## Exercise
Give all of the lines again, with nothing added or dropped.

── Collected data

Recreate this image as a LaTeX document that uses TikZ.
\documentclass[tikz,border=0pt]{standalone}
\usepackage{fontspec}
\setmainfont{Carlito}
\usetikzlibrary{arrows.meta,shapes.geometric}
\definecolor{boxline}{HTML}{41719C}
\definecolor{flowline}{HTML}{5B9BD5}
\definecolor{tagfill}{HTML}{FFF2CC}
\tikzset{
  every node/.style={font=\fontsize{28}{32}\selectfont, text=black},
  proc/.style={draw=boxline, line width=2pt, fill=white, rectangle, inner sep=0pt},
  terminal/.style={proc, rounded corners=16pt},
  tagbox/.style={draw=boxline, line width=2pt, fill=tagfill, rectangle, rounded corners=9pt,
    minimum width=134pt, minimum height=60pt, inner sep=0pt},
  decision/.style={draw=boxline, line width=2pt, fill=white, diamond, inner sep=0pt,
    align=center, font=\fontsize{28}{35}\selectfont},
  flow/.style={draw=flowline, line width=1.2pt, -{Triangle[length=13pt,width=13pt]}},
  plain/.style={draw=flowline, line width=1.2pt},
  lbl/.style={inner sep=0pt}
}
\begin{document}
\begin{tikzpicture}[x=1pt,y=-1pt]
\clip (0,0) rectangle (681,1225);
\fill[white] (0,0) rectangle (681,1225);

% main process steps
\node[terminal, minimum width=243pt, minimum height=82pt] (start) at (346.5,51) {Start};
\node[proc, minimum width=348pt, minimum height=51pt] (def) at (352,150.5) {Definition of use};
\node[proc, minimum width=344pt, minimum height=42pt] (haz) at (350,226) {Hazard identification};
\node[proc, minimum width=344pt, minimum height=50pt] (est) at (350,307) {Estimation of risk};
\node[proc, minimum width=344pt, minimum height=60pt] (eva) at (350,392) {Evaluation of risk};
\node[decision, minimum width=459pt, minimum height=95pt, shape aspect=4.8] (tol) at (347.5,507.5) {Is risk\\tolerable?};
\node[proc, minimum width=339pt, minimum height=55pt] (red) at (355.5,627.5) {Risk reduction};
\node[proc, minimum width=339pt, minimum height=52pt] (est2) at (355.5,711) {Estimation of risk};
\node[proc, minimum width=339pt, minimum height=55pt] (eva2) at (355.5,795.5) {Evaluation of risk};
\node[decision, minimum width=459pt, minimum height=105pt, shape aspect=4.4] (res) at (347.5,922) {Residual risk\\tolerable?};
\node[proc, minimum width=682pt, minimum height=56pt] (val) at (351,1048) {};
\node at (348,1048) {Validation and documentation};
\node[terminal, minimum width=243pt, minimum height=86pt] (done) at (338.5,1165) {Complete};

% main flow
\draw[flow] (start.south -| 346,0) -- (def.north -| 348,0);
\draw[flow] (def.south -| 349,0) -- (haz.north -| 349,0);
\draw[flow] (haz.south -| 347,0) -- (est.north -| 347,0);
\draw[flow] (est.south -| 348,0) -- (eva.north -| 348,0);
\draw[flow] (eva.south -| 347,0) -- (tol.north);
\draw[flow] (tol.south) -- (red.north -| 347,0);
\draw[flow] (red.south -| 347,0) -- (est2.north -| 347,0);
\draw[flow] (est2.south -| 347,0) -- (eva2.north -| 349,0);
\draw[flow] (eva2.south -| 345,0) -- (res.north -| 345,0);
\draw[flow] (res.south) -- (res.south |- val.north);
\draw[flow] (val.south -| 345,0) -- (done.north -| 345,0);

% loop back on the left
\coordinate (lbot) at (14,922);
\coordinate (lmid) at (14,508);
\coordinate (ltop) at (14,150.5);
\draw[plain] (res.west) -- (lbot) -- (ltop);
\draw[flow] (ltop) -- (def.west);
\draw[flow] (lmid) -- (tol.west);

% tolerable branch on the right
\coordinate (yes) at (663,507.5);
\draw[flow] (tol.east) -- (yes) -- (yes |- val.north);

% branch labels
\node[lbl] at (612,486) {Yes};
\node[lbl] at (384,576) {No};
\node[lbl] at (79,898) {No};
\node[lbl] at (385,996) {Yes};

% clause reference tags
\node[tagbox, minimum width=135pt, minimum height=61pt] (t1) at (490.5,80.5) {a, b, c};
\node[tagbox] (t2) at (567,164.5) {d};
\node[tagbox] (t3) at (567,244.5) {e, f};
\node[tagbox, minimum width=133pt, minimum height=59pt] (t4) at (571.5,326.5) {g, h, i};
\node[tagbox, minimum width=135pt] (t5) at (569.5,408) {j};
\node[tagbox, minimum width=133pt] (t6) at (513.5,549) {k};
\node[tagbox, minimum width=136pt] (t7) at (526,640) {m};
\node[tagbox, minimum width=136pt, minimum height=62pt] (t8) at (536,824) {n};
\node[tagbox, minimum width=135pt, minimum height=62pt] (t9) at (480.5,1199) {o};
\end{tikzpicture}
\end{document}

────

## Result of this exercise
Recreate this image as a LaTeX document that uses TikZ.
\documentclass[tikz,border=0pt]{standalone}
\usepackage{fontspec}
\setmainfont{Carlito}
\usetikzlibrary{arrows.meta,shapes.geometric}
\definecolor{boxline}{HTML}{41719C}
\definecolor{flowline}{HTML}{5B9BD5}
\definecolor{tagfill}{HTML}{FFF2CC}
\tikzset{
  every node/.style={font=\fontsize{28}{32}\selectfont, text=black},
  proc/.style={draw=boxline, line width=2pt, fill=white, rectangle, inner sep=0pt},
  terminal/.style={proc, rounded corners=16pt},
  tagbox/.style={draw=boxline, line width=2pt, fill=tagfill, rectangle, rounded corners=9pt,
    minimum width=134pt, minimum height=60pt, inner sep=0pt},
  decision/.style={draw=boxline, line width=2pt, fill=white, diamond, inner sep=0pt,
    align=center, font=\fontsize{28}{35}\selectfont},
  flow/.style={draw=flowline, line width=1.2pt, -{Triangle[length=13pt,width=13pt]}},
  plain/.style={draw=flowline, line width=1.2pt},
  lbl/.style={inner sep=0pt}
}
\begin{document}
\begin{tikzpicture}[x=1pt,y=-1pt]
\clip (0,0) rectangle (681,1225);
\fill[white] (0,0) rectangle (681,1225);

% main process steps
\node[terminal, minimum width=243pt, minimum height=82pt] (start) at (346.5,51) {Start};
\node[proc, minimum width=348pt, minimum height=51pt] (def) at (352,150.5) {Definition of use};
\node[proc, minimum width=344pt, minimum height=42pt] (haz) at (350,226) {Hazard identification};
\node[proc, minimum width=344pt, minimum height=50pt] (est) at (350,307) {Estimation of risk};
\node[proc, minimum width=344pt, minimum height=60pt] (eva) at (350,392) {Evaluation of risk};
\node[decision, minimum width=459pt, minimum height=95pt, shape aspect=4.8] (tol) at (347.5,507.5) {Is risk\\tolerable?};
\node[proc, minimum width=339pt, minimum height=55pt] (red) at (355.5,627.5) {Risk reduction};
\node[proc, minimum width=339pt, minimum height=52pt] (est2) at (355.5,711) {Estimation of risk};
\node[proc, minimum width=339pt, minimum height=55pt] (eva2) at (355.5,795.5) {Evaluation of risk};
\node[decision, minimum width=459pt, minimum height=105pt, shape aspect=4.4] (res) at (347.5,922) {Residual risk\\tolerable?};
\node[proc, minimum width=682pt, minimum height=56pt] (val) at (351,1048) {};
\node at (348,1048) {Validation and documentation};
\node[terminal, minimum width=243pt, minimum height=86pt] (done) at (338.5,1165) {Complete};

% main flow
\draw[flow] (start.south -| 346,0) -- (def.north -| 348,0);
\draw[flow] (def.south -| 349,0) -- (haz.north -| 349,0);
\draw[flow] (haz.south -| 347,0) -- (est.north -| 347,0);
\draw[flow] (est.south -| 348,0) -- (eva.north -| 348,0);
\draw[flow] (eva.south -| 347,0) -- (tol.north);
\draw[flow] (tol.south) -- (red.north -| 347,0);
\draw[flow] (red.south -| 347,0) -- (est2.north -| 347,0);
\draw[flow] (est2.south -| 347,0) -- (eva2.north -| 349,0);
\draw[flow] (eva2.south -| 345,0) -- (res.north -| 345,0);
\draw[flow] (res.south) -- (res.south |- val.north);
\draw[flow] (val.south -| 345,0) -- (done.north -| 345,0);

% loop back on the left
\coordinate (lbot) at (14,922);
\coordinate (lmid) at (14,508);
\coordinate (ltop) at (14,150.5);
\draw[plain] (res.west) -- (lbot) -- (ltop);
\draw[flow] (ltop) -- (def.west);
\draw[flow] (lmid) -- (tol.west);

% tolerable branch on the right
\coordinate (yes) at (663,507.5);
\draw[flow] (tol.east) -- (yes) -- (yes |- val.north);

% branch labels
\node[lbl] at (612,486) {Yes};
\node[lbl] at (384,576) {No};
\node[lbl] at (79,898) {No};
\node[lbl] at (385,996) {Yes};

% clause reference tags
\node[tagbox, minimum width=135pt, minimum height=61pt] (t1) at (490.5,80.5) {a, b, c};
\node[tagbox] (t2) at (567,164.5) {d};
\node[tagbox] (t3) at (567,244.5) {e, f};
\node[tagbox, minimum width=133pt, minimum height=59pt] (t4) at (571.5,326.5) {g, h, i};
\node[tagbox, minimum width=135pt] (t5) at (569.5,408) {j};
\node[tagbox, minimum width=133pt] (t6) at (513.5,549) {k};
\node[tagbox, minimum width=136pt] (t7) at (526,640) {m};
\node[tagbox, minimum width=136pt, minimum height=62pt] (t8) at (536,824) {n};
\node[tagbox, minimum width=135pt, minimum height=62pt] (t9) at (480.5,1199) {o};
\end{tikzpicture}
\end{document}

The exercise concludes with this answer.